#### Task to complete:
Start with the line that contains "Convert this chart to matplotlib code." and end with the line that contains "energy = np.round(np.linspace(408, 393, 151), 1)"; retype those lines and the ones between them exactly, without any pictures.

#### Information supplied:
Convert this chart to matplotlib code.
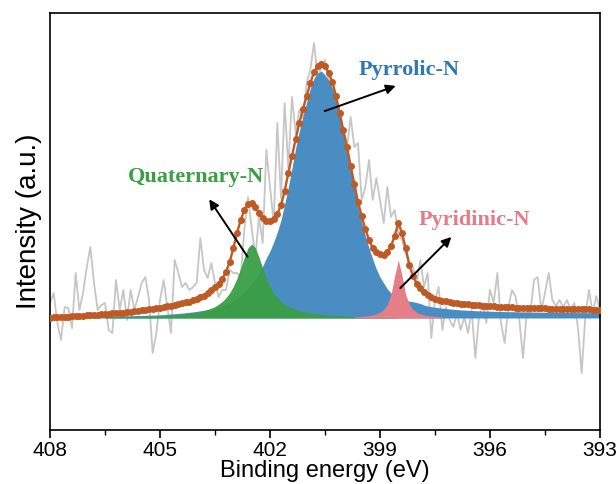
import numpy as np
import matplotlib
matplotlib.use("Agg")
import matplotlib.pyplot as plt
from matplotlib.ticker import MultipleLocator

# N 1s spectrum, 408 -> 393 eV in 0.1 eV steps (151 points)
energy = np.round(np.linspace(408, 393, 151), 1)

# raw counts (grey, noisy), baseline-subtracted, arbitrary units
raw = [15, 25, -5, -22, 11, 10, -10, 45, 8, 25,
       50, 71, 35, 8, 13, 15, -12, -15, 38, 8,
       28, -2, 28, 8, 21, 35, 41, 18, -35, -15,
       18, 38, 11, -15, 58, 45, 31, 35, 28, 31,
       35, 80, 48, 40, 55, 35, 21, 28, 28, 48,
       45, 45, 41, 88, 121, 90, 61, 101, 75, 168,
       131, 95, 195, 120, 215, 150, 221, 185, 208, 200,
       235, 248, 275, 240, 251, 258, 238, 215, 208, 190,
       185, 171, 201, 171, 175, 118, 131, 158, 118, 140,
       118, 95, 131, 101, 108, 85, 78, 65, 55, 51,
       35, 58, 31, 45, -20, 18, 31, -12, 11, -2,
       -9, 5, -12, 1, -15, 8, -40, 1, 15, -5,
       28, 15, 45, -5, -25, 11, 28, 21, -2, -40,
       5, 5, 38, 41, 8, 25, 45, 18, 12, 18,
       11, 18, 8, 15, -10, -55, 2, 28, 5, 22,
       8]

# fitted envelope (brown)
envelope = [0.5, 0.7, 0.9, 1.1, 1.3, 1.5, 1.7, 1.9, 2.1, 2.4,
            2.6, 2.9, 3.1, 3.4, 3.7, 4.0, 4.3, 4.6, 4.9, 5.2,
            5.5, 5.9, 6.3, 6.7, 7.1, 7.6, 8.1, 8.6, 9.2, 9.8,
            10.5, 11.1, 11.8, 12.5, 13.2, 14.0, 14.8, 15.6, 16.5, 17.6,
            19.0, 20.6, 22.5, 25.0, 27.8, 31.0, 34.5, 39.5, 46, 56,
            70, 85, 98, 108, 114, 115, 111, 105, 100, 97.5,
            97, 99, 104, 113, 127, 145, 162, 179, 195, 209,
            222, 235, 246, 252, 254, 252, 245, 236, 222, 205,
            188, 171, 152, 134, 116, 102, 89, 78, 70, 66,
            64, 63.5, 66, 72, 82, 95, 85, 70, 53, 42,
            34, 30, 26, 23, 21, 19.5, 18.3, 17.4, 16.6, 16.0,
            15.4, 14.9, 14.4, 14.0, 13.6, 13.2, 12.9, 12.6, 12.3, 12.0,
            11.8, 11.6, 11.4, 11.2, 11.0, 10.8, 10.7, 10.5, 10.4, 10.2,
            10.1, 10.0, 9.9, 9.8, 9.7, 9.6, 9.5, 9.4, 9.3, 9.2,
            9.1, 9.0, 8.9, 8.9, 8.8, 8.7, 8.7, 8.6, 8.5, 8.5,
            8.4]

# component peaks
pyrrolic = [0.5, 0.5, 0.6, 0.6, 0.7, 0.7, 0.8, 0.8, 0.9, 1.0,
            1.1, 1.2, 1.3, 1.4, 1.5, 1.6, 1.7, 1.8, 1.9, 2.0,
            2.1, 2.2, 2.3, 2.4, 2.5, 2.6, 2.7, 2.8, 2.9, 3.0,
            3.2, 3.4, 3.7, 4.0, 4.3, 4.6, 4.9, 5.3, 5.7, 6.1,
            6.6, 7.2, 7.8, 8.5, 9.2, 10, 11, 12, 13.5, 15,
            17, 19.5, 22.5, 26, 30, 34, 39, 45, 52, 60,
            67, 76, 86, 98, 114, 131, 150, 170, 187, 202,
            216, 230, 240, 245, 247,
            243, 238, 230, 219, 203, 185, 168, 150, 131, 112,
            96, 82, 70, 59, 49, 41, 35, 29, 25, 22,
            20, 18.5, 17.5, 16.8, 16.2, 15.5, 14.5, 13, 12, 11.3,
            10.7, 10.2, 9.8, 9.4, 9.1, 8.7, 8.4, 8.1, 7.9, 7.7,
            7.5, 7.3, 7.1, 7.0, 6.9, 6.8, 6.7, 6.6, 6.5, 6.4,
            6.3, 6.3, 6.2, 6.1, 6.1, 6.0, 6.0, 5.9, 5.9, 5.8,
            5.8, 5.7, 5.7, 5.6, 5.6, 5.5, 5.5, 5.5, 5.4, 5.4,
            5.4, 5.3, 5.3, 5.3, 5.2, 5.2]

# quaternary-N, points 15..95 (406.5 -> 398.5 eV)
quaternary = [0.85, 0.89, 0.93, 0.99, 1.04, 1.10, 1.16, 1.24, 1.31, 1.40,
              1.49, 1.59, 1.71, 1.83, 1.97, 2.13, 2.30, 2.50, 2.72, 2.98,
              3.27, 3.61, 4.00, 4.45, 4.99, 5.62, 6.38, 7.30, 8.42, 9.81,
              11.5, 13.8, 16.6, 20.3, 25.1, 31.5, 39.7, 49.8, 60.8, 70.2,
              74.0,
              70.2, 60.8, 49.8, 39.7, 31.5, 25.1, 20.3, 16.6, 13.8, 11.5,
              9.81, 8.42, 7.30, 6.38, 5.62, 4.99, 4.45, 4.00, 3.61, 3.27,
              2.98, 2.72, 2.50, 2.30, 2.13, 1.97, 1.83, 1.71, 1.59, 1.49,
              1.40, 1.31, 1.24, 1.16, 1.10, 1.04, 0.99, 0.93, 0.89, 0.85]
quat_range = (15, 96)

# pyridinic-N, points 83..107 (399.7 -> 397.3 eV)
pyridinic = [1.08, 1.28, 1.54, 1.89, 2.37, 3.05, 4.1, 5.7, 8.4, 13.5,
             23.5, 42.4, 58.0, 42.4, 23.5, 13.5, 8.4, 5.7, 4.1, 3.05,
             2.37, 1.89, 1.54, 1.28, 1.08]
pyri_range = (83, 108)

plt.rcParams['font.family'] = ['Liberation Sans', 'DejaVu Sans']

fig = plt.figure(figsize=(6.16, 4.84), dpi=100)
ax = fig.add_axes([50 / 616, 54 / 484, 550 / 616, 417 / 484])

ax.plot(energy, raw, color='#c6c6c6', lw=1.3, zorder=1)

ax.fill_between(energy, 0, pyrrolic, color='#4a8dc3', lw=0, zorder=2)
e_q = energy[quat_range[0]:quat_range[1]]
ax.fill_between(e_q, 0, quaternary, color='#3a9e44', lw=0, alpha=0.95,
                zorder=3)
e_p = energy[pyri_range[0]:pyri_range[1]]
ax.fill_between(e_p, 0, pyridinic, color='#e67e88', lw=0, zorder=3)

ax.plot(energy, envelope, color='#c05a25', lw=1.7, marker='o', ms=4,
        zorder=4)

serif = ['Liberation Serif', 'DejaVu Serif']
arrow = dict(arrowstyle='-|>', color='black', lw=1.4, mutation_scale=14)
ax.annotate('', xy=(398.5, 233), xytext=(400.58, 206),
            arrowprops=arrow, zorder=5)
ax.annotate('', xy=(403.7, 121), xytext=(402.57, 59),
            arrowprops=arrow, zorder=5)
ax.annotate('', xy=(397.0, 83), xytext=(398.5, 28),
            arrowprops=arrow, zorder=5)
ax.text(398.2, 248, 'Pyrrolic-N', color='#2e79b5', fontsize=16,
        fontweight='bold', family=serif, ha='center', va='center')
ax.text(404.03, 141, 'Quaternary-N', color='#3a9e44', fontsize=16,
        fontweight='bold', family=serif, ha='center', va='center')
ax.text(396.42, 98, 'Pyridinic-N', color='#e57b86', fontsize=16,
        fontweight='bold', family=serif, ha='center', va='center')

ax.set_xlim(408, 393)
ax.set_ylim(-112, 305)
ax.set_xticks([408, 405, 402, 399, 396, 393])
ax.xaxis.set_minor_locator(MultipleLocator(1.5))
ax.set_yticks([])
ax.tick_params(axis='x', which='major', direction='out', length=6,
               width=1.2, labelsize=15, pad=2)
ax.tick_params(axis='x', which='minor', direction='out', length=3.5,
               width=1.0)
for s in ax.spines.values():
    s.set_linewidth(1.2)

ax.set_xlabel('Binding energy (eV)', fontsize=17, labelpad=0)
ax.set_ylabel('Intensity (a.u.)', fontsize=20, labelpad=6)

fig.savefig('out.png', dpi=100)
==
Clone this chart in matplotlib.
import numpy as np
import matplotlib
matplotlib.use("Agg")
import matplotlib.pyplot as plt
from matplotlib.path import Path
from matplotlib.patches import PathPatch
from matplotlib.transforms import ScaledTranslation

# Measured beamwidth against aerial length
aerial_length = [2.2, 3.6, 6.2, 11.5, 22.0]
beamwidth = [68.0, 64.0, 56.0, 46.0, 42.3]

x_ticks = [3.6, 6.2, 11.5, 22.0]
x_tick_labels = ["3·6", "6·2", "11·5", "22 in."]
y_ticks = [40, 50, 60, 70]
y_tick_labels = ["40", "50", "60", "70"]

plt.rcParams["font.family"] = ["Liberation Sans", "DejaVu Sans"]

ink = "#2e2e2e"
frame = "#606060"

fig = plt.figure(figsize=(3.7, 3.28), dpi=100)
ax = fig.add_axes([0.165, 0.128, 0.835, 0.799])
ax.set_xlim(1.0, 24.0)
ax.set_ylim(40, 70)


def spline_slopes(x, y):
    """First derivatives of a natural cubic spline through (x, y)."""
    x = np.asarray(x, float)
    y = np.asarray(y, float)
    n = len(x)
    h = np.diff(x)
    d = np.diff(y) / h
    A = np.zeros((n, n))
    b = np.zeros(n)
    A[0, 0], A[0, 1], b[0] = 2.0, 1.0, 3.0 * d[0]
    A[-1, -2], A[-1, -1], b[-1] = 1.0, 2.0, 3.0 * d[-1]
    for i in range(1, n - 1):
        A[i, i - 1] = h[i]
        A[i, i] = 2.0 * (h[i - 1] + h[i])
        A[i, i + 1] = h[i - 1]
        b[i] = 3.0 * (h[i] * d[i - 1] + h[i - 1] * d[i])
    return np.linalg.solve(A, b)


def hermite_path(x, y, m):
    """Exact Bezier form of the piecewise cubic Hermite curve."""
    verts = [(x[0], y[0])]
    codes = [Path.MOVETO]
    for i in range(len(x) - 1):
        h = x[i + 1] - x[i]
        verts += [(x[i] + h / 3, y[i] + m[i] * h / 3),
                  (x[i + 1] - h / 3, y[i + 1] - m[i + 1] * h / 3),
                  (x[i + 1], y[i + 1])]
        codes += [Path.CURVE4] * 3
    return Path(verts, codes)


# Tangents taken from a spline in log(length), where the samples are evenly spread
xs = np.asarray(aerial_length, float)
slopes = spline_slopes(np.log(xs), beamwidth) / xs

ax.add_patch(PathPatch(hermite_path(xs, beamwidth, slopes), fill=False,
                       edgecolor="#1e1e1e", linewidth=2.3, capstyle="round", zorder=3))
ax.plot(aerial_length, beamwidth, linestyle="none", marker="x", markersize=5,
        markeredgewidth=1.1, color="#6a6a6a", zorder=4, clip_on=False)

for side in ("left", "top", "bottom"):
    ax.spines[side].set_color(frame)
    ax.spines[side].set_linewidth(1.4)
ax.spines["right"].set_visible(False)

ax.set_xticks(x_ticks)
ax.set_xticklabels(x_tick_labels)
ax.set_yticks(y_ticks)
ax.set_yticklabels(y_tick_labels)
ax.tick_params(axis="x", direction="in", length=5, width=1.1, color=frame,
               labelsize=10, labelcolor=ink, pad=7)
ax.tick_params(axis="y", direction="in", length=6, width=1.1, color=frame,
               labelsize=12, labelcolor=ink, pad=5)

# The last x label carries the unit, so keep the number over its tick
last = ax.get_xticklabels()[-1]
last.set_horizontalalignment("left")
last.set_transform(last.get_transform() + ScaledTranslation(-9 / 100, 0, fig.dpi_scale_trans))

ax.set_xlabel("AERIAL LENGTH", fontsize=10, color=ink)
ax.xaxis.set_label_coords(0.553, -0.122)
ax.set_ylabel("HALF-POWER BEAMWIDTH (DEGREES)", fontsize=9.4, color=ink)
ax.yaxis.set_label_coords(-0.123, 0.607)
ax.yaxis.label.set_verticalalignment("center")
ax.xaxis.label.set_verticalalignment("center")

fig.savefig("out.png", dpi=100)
--
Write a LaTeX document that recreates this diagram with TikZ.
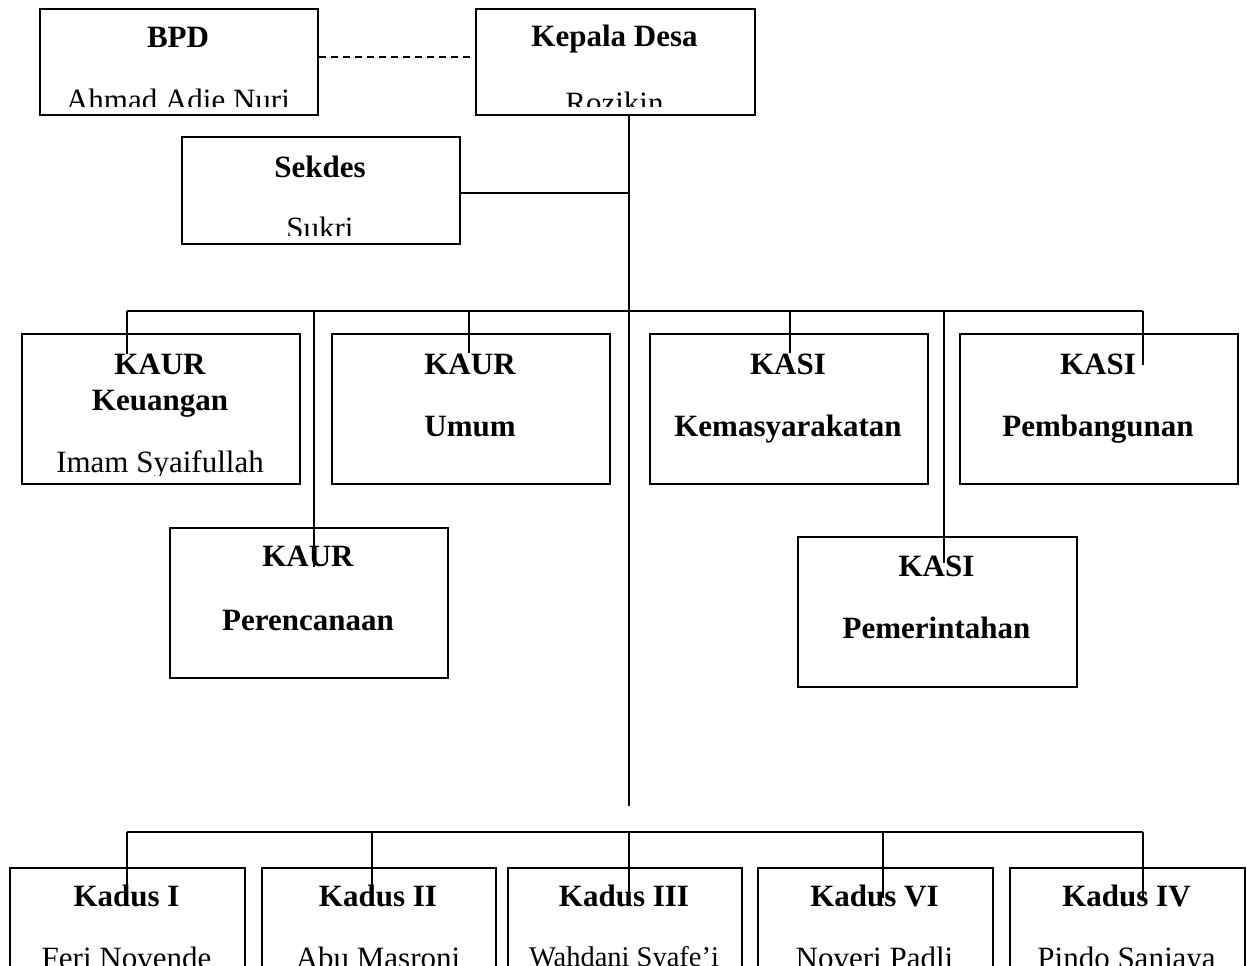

#### The output:
Convert this chart to matplotlib code.
import numpy as np
import matplotlib
matplotlib.use("Agg")
import matplotlib.pyplot as plt
from matplotlib.ticker import MultipleLocator

# N 1s spectrum, 408 -> 393 eV in 0.1 eV steps (151 points)
energy = np.round(np.linspace(408, 393, 151), 1)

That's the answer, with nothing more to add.